If you’re an author and have any kind of audience, I suggest you consider doing the same. At least until July 2022.
I don’t want to just abandon THE STARS ARE WRONG: it’s a fun Cthulhu Mythos story where I was trying to switch things up a little. I don’t think it deserves to just end up as an academic footnote somewhere. So I’m putting up the link again, in the hopes it’ll get more play this time. Or, you know, any play at all.
I dunno if this is going to work, but it’s worth an experiment, at least. THE STARS ARE WRONG is a novella (also, last month’s Patreon short story*) in a Cthulhu Mythos style… with a twist! And also provided in serial form. It’s functionally equivalent to the aforementioned Patreon offering, so if you’re a Patron there’s no need to check it out. Mostly I just want to see what happens.

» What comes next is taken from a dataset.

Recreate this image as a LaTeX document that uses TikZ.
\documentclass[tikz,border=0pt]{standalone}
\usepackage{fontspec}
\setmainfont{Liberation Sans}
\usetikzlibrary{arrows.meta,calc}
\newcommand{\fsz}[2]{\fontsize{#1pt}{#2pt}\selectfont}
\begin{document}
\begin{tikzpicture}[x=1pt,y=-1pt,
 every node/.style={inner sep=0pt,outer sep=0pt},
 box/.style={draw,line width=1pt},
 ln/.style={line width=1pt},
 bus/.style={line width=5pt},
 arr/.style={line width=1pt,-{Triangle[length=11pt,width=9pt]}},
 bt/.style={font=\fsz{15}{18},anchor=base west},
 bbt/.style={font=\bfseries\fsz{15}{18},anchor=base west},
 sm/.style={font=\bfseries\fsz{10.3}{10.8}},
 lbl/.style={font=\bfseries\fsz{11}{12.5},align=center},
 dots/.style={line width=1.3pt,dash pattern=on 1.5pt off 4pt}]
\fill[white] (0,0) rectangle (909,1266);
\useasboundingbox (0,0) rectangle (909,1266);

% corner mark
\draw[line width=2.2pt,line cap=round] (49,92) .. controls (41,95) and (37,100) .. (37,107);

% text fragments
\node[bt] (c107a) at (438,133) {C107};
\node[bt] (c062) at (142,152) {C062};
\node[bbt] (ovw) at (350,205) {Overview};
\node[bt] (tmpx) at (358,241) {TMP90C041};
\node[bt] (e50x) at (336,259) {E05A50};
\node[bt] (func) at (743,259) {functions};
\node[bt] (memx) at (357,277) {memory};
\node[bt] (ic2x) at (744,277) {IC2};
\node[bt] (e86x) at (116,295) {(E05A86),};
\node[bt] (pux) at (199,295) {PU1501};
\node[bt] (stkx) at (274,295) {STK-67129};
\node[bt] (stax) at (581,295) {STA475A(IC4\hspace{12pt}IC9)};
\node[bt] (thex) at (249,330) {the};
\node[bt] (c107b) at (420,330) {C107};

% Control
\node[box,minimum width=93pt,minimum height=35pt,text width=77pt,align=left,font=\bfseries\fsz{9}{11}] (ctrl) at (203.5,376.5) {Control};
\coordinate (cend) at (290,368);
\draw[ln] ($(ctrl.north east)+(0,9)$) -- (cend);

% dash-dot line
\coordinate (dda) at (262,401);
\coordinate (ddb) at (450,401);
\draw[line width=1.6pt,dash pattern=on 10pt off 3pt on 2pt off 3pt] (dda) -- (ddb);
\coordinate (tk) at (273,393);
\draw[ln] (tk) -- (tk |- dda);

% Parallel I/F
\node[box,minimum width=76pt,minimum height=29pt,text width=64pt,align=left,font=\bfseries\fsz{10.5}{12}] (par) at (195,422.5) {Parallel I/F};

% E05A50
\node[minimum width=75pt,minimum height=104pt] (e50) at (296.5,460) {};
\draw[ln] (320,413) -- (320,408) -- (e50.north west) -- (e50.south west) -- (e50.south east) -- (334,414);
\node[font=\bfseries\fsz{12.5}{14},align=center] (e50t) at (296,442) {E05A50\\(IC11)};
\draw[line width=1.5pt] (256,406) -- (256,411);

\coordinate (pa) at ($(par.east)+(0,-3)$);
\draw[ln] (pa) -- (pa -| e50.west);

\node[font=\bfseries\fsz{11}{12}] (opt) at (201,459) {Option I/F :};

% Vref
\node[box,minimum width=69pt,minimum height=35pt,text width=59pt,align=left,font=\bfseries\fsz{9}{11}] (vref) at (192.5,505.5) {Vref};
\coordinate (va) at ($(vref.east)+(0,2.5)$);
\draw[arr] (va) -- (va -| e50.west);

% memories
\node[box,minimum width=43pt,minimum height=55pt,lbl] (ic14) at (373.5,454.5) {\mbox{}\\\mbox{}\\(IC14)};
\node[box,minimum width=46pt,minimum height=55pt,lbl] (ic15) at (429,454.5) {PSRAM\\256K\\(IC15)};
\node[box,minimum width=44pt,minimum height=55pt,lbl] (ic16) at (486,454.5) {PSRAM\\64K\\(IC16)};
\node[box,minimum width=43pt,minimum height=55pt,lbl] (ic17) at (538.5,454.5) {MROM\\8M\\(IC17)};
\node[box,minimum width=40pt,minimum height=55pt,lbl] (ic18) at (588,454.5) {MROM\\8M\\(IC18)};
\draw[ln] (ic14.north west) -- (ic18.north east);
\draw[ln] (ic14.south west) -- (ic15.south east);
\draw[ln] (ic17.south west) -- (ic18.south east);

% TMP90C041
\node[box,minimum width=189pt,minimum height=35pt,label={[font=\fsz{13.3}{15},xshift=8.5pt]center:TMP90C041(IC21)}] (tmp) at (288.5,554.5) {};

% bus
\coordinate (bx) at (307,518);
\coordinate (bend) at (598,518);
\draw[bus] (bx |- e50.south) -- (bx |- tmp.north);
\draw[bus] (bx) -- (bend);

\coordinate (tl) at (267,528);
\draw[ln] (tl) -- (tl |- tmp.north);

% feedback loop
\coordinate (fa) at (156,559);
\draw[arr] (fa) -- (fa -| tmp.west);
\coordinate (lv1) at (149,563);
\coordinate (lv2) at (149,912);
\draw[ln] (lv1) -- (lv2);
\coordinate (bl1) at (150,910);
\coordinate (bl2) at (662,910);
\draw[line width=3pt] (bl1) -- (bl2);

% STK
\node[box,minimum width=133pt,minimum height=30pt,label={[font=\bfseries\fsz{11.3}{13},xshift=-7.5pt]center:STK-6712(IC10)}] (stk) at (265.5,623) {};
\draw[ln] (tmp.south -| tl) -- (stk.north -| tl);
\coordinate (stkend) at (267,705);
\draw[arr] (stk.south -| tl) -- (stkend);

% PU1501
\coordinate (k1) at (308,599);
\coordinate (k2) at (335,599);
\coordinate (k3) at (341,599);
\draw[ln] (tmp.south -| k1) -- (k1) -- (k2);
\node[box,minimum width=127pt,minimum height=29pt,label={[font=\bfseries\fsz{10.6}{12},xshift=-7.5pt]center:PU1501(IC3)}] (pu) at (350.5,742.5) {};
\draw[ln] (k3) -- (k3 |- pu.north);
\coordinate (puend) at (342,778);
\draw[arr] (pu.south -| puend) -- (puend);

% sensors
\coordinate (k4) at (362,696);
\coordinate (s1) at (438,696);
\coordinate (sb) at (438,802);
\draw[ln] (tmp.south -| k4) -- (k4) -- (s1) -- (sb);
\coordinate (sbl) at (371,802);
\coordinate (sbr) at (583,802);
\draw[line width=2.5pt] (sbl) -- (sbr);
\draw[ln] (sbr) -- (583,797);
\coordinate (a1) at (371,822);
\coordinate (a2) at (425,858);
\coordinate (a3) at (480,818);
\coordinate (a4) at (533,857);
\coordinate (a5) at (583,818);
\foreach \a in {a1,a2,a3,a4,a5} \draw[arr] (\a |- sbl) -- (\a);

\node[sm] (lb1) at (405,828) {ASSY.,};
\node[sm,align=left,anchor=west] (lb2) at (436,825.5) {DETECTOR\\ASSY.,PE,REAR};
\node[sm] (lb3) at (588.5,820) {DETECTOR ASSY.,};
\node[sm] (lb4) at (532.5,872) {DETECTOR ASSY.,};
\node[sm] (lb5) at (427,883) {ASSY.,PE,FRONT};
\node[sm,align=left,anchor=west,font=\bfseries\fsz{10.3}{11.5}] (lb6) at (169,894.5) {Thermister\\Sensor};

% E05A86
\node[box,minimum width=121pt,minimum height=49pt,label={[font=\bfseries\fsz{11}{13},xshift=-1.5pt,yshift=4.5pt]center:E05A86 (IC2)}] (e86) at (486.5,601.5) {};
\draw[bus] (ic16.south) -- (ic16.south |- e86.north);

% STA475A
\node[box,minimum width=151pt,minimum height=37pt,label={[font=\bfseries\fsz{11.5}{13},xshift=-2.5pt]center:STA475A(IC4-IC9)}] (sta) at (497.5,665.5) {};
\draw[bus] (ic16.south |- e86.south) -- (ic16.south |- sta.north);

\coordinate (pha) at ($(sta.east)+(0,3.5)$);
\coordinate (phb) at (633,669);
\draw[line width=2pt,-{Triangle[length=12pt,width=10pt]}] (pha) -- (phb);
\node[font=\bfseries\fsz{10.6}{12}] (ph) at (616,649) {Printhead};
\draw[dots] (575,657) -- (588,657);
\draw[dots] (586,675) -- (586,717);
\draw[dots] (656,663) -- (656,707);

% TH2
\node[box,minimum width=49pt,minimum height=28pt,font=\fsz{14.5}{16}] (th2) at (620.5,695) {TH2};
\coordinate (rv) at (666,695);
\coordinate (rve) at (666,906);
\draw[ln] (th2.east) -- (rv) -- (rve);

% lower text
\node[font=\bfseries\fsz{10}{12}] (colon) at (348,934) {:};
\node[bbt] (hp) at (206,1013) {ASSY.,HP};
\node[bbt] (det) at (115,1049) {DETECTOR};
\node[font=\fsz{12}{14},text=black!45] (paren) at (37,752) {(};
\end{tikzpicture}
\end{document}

*Interestingly, Kindle Vella does not care about reprints. More or less: you can’t put up anything that you don’t have the rights to, or anything that’s available for free. But apparently being behind a paywall is fine.

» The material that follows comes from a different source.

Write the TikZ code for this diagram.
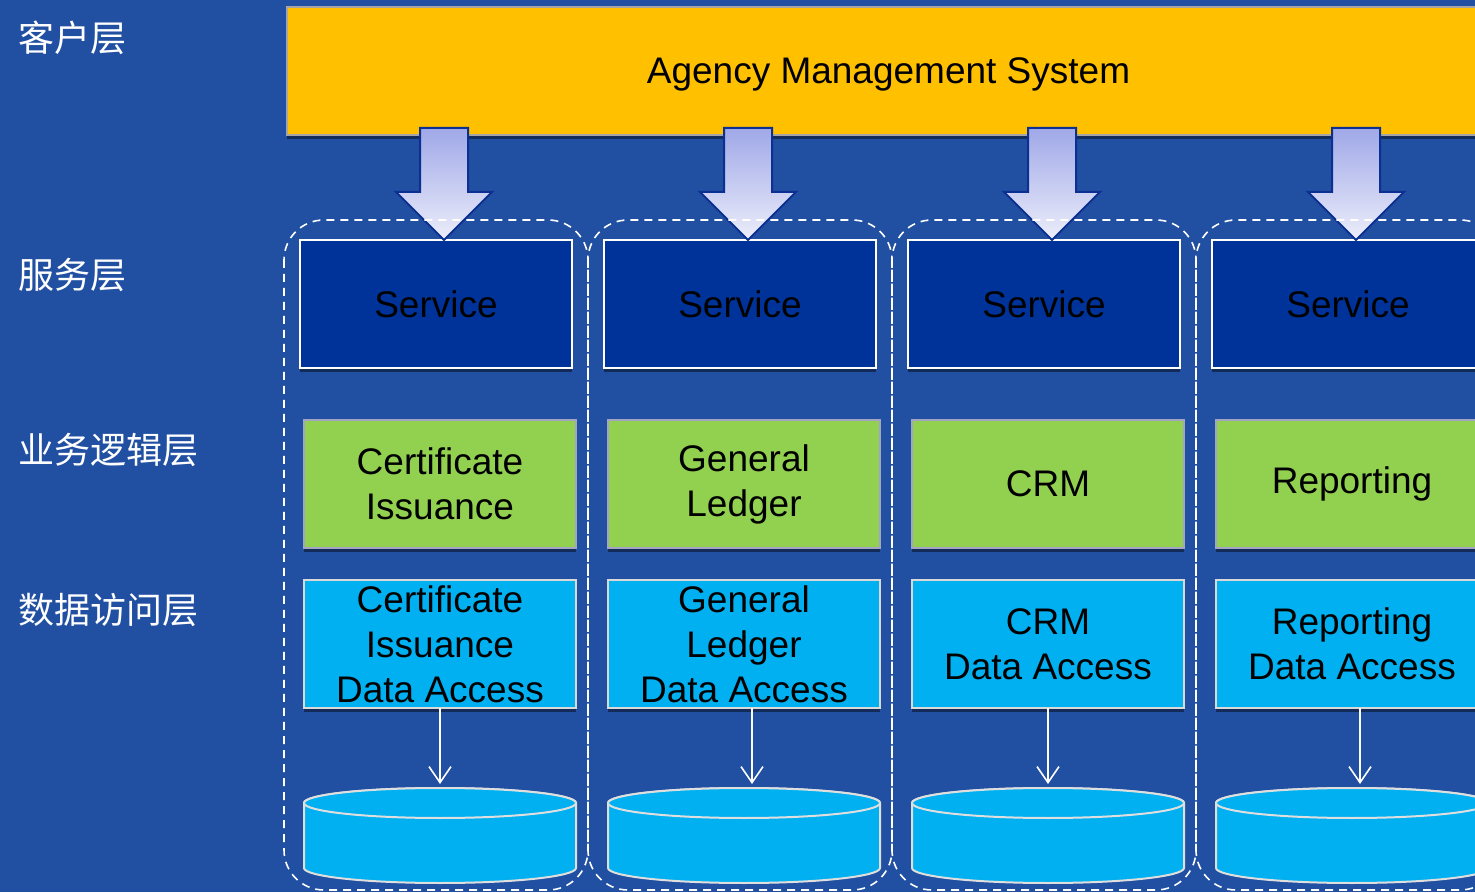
\documentclass[tikz,border=0pt]{standalone}
\usepackage{fontspec}
\setmainfont{Liberation Sans}
\newfontfamily\cjk{Noto Sans CJK SC}
\usepackage{tikz}
\usetikzlibrary{positioning,shadows,arrows.meta}

\definecolor{bgblue}{RGB}{33,80,162}
\definecolor{amsyellow}{RGB}{255,192,0}
\definecolor{svcblue}{RGB}{0,51,153}
\definecolor{bizgreen}{RGB}{146,208,80}
\definecolor{dalcyan}{RGB}{0,176,240}
\definecolor{arrowtop}{RGB}{160,168,232}
\definecolor{arrowbot}{RGB}{236,238,250}
\definecolor{arrowline}{RGB}{12,48,145}

\begin{document}
\begin{tikzpicture}[
                x=1pt, y=1pt,
                font=\fontsize{37pt}{45pt}\selectfont,
                box/.style={rectangle, align=center, inner sep=0pt, outer sep=0pt, line width=2pt,
                    minimum width=272pt, minimum height=128pt,
                    drop shadow={shadow xshift=0pt, shadow yshift=-4pt, fill=black, opacity=0.45}},
                ams/.style={box, fill=amsyellow, draw=gray!70, minimum width=1203pt},
                service/.style={box, fill=svcblue, draw=white},
                logic/.style={box, fill=bizgreen, draw=blue!20!gray!60},
                dal/.style={box, fill=dalcyan, draw=gray!30},
                dbbox/.style={rectangle, inner sep=0pt, outer sep=0pt, minimum width=272pt, minimum height=95pt},
                dbdraw/.style={fill=dalcyan, draw=gray!25, line width=2pt},
                layer/.style={anchor=west, text=white, font=\cjk\fontsize{36pt}{45pt}\selectfont},
                bigarrow/.style={top color=arrowtop, bottom color=arrowbot, draw=arrowline, line width=2pt, line join=miter},
                dataflow/.style={draw=white, line width=1.6pt, -{Straight Barb[length=16pt, width=22pt, line width=1.6pt]}, shorten >=4pt},
                group/.style={draw=white, line width=1.6pt, dash pattern=on 8pt off 6pt, rounded corners=40pt}
            ]

            \clip (0,0) rectangle (1475,892);
            \fill[bgblue] (0,0) rectangle (1475,892);

            %layer labels
            \node[layer] (lclient)  at (15,854) {客户层};
            \node[layer] (lservice) at (15,617) {服务层};
            \node[layer] (llogic)   at (15,442) {业务逻辑层};
            \node[layer] (ldata)    at (15,282) {数据访问层};

            %client
            \node[ams]          (ams)   at (888.5,821)  {\raisebox{-13pt}[0pt][0pt]{Agency Management System}};

            %services
            \node[service]      (s1)    at (436,588)    {Service};
            \foreach \i/\prev in {2/1,3/2,4/3}
                \node[service]  (s\i)   [right=32pt of s\prev] {Service};

            %business logic
            \foreach \i/\txt in {1/{Certificate\\Issuance}, 2/{General\\Ledger}, 3/CRM, 4/Reporting}
                \node[logic]    (l\i)   [below=52pt of s\i, xshift=4pt] {\txt};

            %data access
            \foreach \i/\txt in {1/{Certificate\\Issuance\\Data Access}, 2/{General\\Ledger\\Data Access},
                                 3/{CRM\\Data Access}, 4/{Reporting\\Data Access}}
                \node[dal]      (d\i)   [below=32pt of l\i] {\txt};

            %databases
            \foreach \i in {1,...,4} {
                \node[dbbox]    (db\i)  [below=80pt of d\i] {};
                \filldraw[dbdraw] ([yshift=-15pt]db\i.north west) -- ([yshift=15pt]db\i.south west)
                    arc[start angle=180, end angle=360, x radius=136pt, y radius=15pt]
                    -- ([yshift=-15pt]db\i.north east)
                    arc[start angle=0, end angle=180, x radius=136pt, y radius=15pt] -- cycle;
                \draw[dbdraw] ([yshift=-15pt]db\i.north) ellipse [x radius=136pt, y radius=15pt];
            }
            \foreach \i/\dx in {1/0,2/8,3/0,4/8}
                \draw[dataflow] ([xshift=\dx pt]d\i.south) -- ([xshift=\dx pt]db\i.north);

            %arrows from the client
            \foreach \i in {1,...,4}
                \draw[bigarrow] ([xshift=8pt]s\i.north) -- ++(48,48) -- ++(-24,0) -- ++(0,64)
                    -- ++(-48,0) -- ++(0,-64) -- ++(-24,0) -- cycle;

            %columns
            \foreach \i in {1,...,4}
                \draw[group] ([xshift=-16pt, yshift=20pt]s\i.north west) rectangle ([xshift=12pt, yshift=-7pt]db\i.south east);

            \end{tikzpicture}
\end{document}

This was supposed to be a fairly short story, too. Thirteen thousand freaking words. I’m gonna see if this one I can sell to a magazine.
Why did I still follow? Was it from some compulsion, put on me? Or the pitiless stars above? Or was it simply because I still hoped to find my partner, and the other Guardians? I do not wish to say. Suffice it that I followed the Vicar, until we came to a door. A most ancient door, made of strange metals, and from methods now lost to time. It was priceless. It was also obscene in its pitiless, rigid angularity. It imposed itself on my senses, as if to say: I exist, whether you like it, or not. And you cannot remove the idea of me from your world, for I am more real than you.

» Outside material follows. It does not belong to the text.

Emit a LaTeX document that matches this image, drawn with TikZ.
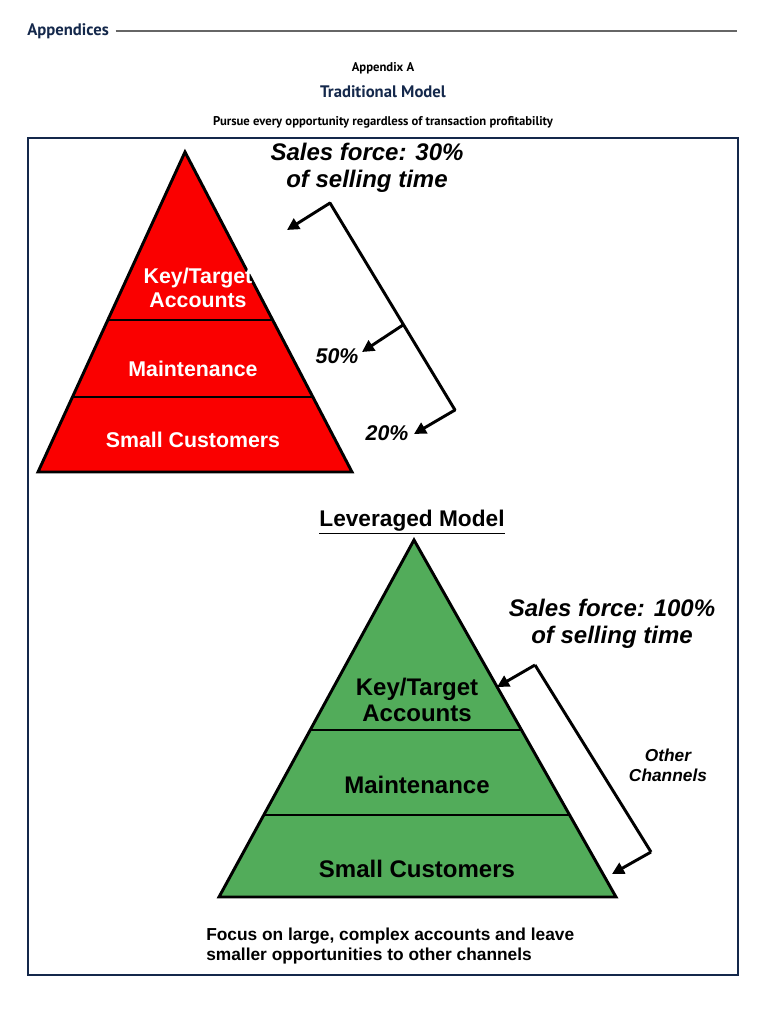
\documentclass[tikz,border=0pt]{standalone}
\usepackage{fontspec}
\setmainfont{Liberation Sans}
\newfontfamily\ptsans{PT Sans}
\usetikzlibrary{arrows.meta}
\definecolor{navy}{RGB}{20,40,75}
\definecolor{redf}{RGB}{250,0,0}
\definecolor{greenf}{RGB}{82,172,90}
\begin{document}
\begin{tikzpicture}[x=0.75pt,y=-0.75pt,
  tri/.style={draw=black,line width=2.2pt,line join=miter},
  sep/.style={draw=black,line width=1.8pt},
  brk/.style={draw=black,line width=2.2pt},
  arr/.style={draw=black,line width=2.2pt,-{Triangle[length=9pt,width=9pt]}},
  lbl/.style={font=\bfseries\itshape,align=center,inner sep=0pt}]
\useasboundingbox (0,0) rectangle (766,1010);
\fill[white] (0,0) rectangle (766,1010);
% header
\node[anchor=west,inner sep=0pt,text=navy,font=\ptsans\bfseries\fontsize{12.5}{14}\selectfont] (app) at (27,31) {Appendices};
\coordinate (hr) at (737,31);
\draw[gray!80!black,line width=0.8pt] ([xshift=5pt]app.east) -- (hr);
\node[inner sep=0pt,font=\ptsans\bfseries\fontsize{9.5}{11}\selectfont] (appa) at (383,68) {Appendix A};
\node[inner sep=0pt,text=navy,font=\ptsans\bfseries\fontsize{12.5}{14}\selectfont] (trad) at (383,92) {Traditional Model};
\node[inner sep=0pt,font=\ptsans\bfseries\fontsize{9.5}{11}\selectfont] (pursue) at (383,122) {Pursue every opportunity regardless of transaction profitability};
\draw[navy,line width=1.2pt] (28,138) rectangle (738,975);
% red pyramid
\coordinate (ra) at (185,152); \coordinate (rl) at (38,472); \coordinate (rr) at (352,472);
\coordinate (r1l) at (107.8,320); \coordinate (r1r) at (272.7,320);
\coordinate (r2l) at (72.4,397); \coordinate (r2r) at (312.8,397);
\fill[redf] (ra) -- (rl) -- (rr) -- cycle;
\draw[sep] (r1l) -- (r1r); \draw[sep] (r2l) -- (r2r);
\draw[tri] (ra) -- (rl) -- (rr) -- cycle;
\node[text=white,font=\bfseries\fontsize{16}{18}\selectfont,align=center,inner sep=0pt] (rk) at (198,288) {Key/Target\\Accounts};
\node[text=white,font=\bfseries\fontsize{16}{18}\selectfont,inner sep=0pt] (rm) at (193,369) {Maintenance};
\node[text=white,font=\bfseries\fontsize{16}{18}\selectfont,inner sep=0pt] (rs) at (193,440) {Small Customers};
\node[lbl,font=\bfseries\itshape\fontsize{18}{20}\selectfont] (sf1) at (367,168) {Sales force: 30\%\\of selling time};
\coordinate (b1) at (330,203); \coordinate (b2) at (403,325); \coordinate (b3) at (455,410);
\coordinate (t1) at (287,230); \coordinate (t2) at (362,352); \coordinate (t3) at (414,434);
\draw[brk,line cap=round] (b1) -- (b3);
\draw[arr] (b1) -- (t1); \draw[arr] (b2) -- (t2); \draw[arr] (b3) -- (t3);
\node[lbl,font=\bfseries\itshape\fontsize{16}{18}\selectfont] (p50) at (337,356) {50\%};
\node[lbl,font=\bfseries\itshape\fontsize{16}{18}\selectfont] (p20) at (387,433) {20\%};
% leveraged
\node[inner sep=0pt,font=\bfseries\fontsize{17}{19}\selectfont] (lev) at (412,522) {\underline{Leveraged Model}};
\coordinate (ga) at (414,540); \coordinate (gl) at (219,897); \coordinate (gr) at (616,897);
\coordinate (g1l) at (310.2,730); \coordinate (g1r) at (521.5,730);
\coordinate (g2l) at (263.8,815); \coordinate (g2r) at (569.6,815);
\fill[greenf] (ga) -- (gl) -- (gr) -- cycle;
\draw[sep] (g1l) -- (g1r); \draw[sep] (g2l) -- (g2r);
\draw[tri] (ga) -- (gl) -- (gr) -- cycle;
\node[font=\bfseries\fontsize{18}{20}\selectfont,align=center,inner sep=0pt] (gk) at (417,700) {Key/Target\\Accounts};
\node[font=\bfseries\fontsize{18}{20}\selectfont,inner sep=0pt] (gm) at (417,785) {Maintenance};
\node[font=\bfseries\fontsize{18}{20}\selectfont,inner sep=0pt] (gs) at (417,869) {Small Customers};
\node[lbl,font=\bfseries\itshape\fontsize{18}{20}\selectfont] (sf2) at (612,624) {Sales force: 100\%\\of selling time};
\coordinate (c1) at (535,665); \coordinate (c2) at (651,852);
\coordinate (u1) at (497,687); \coordinate (u2) at (612,874);
\draw[brk] (c1) -- (c2);
\draw[arr] (c1) -- (u1); \draw[arr] (c2) -- (u2);
\node[lbl,font=\bfseries\itshape\fontsize{13}{15}\selectfont] (oc) at (668,765) {Other\\Channels};
\node[anchor=west,align=left,inner sep=0pt,font=\bfseries\fontsize{13}{15.5}\selectfont] (foc) at (206,946) {Focus on large, complex accounts and leave\\smaller opportunities to other channels};
\end{tikzpicture}
\end{document}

The Vicar casually pushed open the obscenity as if it was a commonplace item in the everyday world. He also snickered as I gingerly followed him through the doorway. “If a door alarms you so, Guardian, what will you think of what follows?” I did not answer him, for beyond the door was a room full of icons and images which threatened to send me shrieking into the boon of madness-fueled unconsciousness. Would that I had!
Described baldly, the icons were perhaps not so horrible. They were images or statues of people, both men and women, with a few beasts and some designs of no-doubt occult significance. But they were wrong. A woman, hand held high, cruelly intent in smashing her burning scepter upon the unworthy; a misshapen bird of prey, clutching foul weeds and weapons in its claws. Statues of leering fat men, brazen candelabra with unlucky numbers of unwinking candles, tiles inscribed with six-pointed shapes and sinuous scripts unknown to me; and above all, two horrid banners. One reminded me of a bleeding field, with what I realized were the horrible stars burning above it. The other was a simple emerald triangle on a silver field. I did not need to be told that this must be a sanctuary for the Emerald Pyramid; the horror that permeated the room was horror enough.